What Does Mathematics Research Really Involve?

[DarrenM]

Hello there,

Would someone be so kind as to elaborate on what research in the field of mathematics entails? Not necessarily what is being researched, as I've found quite a bit of that on my own; to be frank, most of it is currently over my head.

Rather, (this is going to sound a bit silly) "research" conjures up images of laboratories and humming machines and 'experiments.' I know that is a misconception, but I'm quite curious as to what the reality is.

 

[fantispug]

That's a deceptively hard question. I've studied as a pure mathematician, and I find it hard to tell you what I did.
The way I see it is when you start researching mathematics you've got a mathematical toolkit of all the ideas and techniques you've learned so far (you linear algebra, your calculus, etc.).
Then you look at a problem mathematics can be applied to - good problems often come from understanding mathematics itself. An example might be: I know a formula to solve linear equations and quadratics; how can I find one to solve cubics?
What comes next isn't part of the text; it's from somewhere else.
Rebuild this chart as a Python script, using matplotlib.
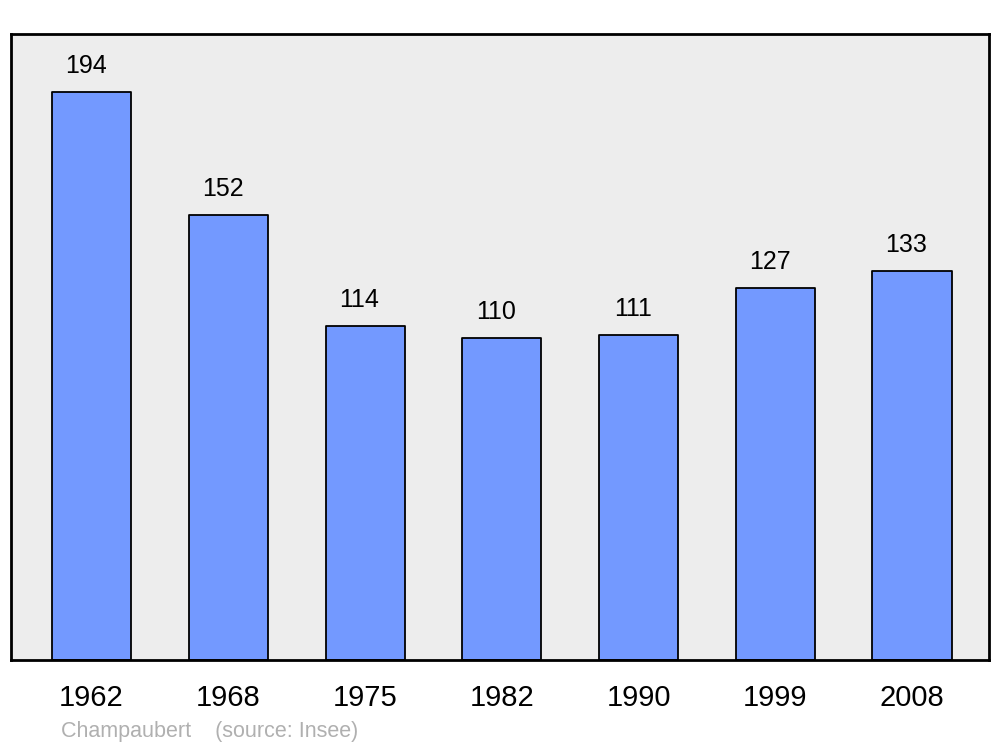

Quartics? Quintics? (and this turns out to be a very rich question).
You then think about how to use your mathematical toolbox to solve these problems. Nearly always you'll get stuck somewhere, so you need new tools.

For new ideas we read books, articles and journals, we go to conferences, we correspond with other mathematicians. The tool we need might already be developed, or we might need to invent it ourself, or extend another tool.

This is the hardest bit - you have to guess what tool you need. Often you just try different things with varying amounts of success.

When you have an idea you work it through, on a computer or a whiteboard or in your head on the bus. If it works you pat yourself on the back and feel good. If it doesn't you try something else.

(You might design a new tool that doesn't solve your problem, but you still think it's pretty nifty. You might go and try to find problems that you can use your tool to solve.)

That's as close as I can think of a description without going into a specific example.

 

[sutupidmath]

That's a deceptively hard question. I've studied as a pure mathematician, and I find it hard to tell you what I did.
The way I see it is when you start researching mathematics you've got a mathematical toolkit of all the ideas and techniques you've learned so far (you linear algebra, your calculus, etc.).
Then you look at a problem mathematics can be applied to - good problems often come from understanding mathematics itself. An example might be: I know a formula to solve linear equations and quadratics; how can I find one to solve cubics? Quartics? Quintics? (and this turns out to be a very rich question).
You then think about how to use your mathematical toolbox to solve these problems. Nearly always you'll get stuck somewhere, so you need new tools.

For new ideas we read books, articles and journals, we go to conferences, we correspond with other mathematicians. The tool we need might already be developed, or we might need to invent it ourself, or extend another tool.

This is the hardest bit - you have to guess what tool you need. Often you just try different things with varying amounts of success.

When you have an idea you work it through, on a computer or a whiteboard or in your head on the bus. If it works you pat yourself on the back and feel good. If it doesn't you try something else.

(You might design a new tool that doesn't solve your problem, but you still think it's pretty nifty. You might go and try to find problems that you can use your tool to solve.)

That's as close as I can think of a description without going into a specific example.

This is one of the best descriptions I've ever heard so far, in this forum, as long as math research goes!

 

[Animastryfe]

I've been wondering about two things regarding mathematics research:

1. What do most mathematicians use when they're working? Blackboard, paper, computer?

2. How do grants work in regards to this? I would ask a more specific question, but I'm very fuzzy on grants and funding in general.

 

[tatiana_eggs]

Thanks, Darren, for asking this question. It is something that I have wondered about for a long time. And thanks, too, fantispug for a great answer.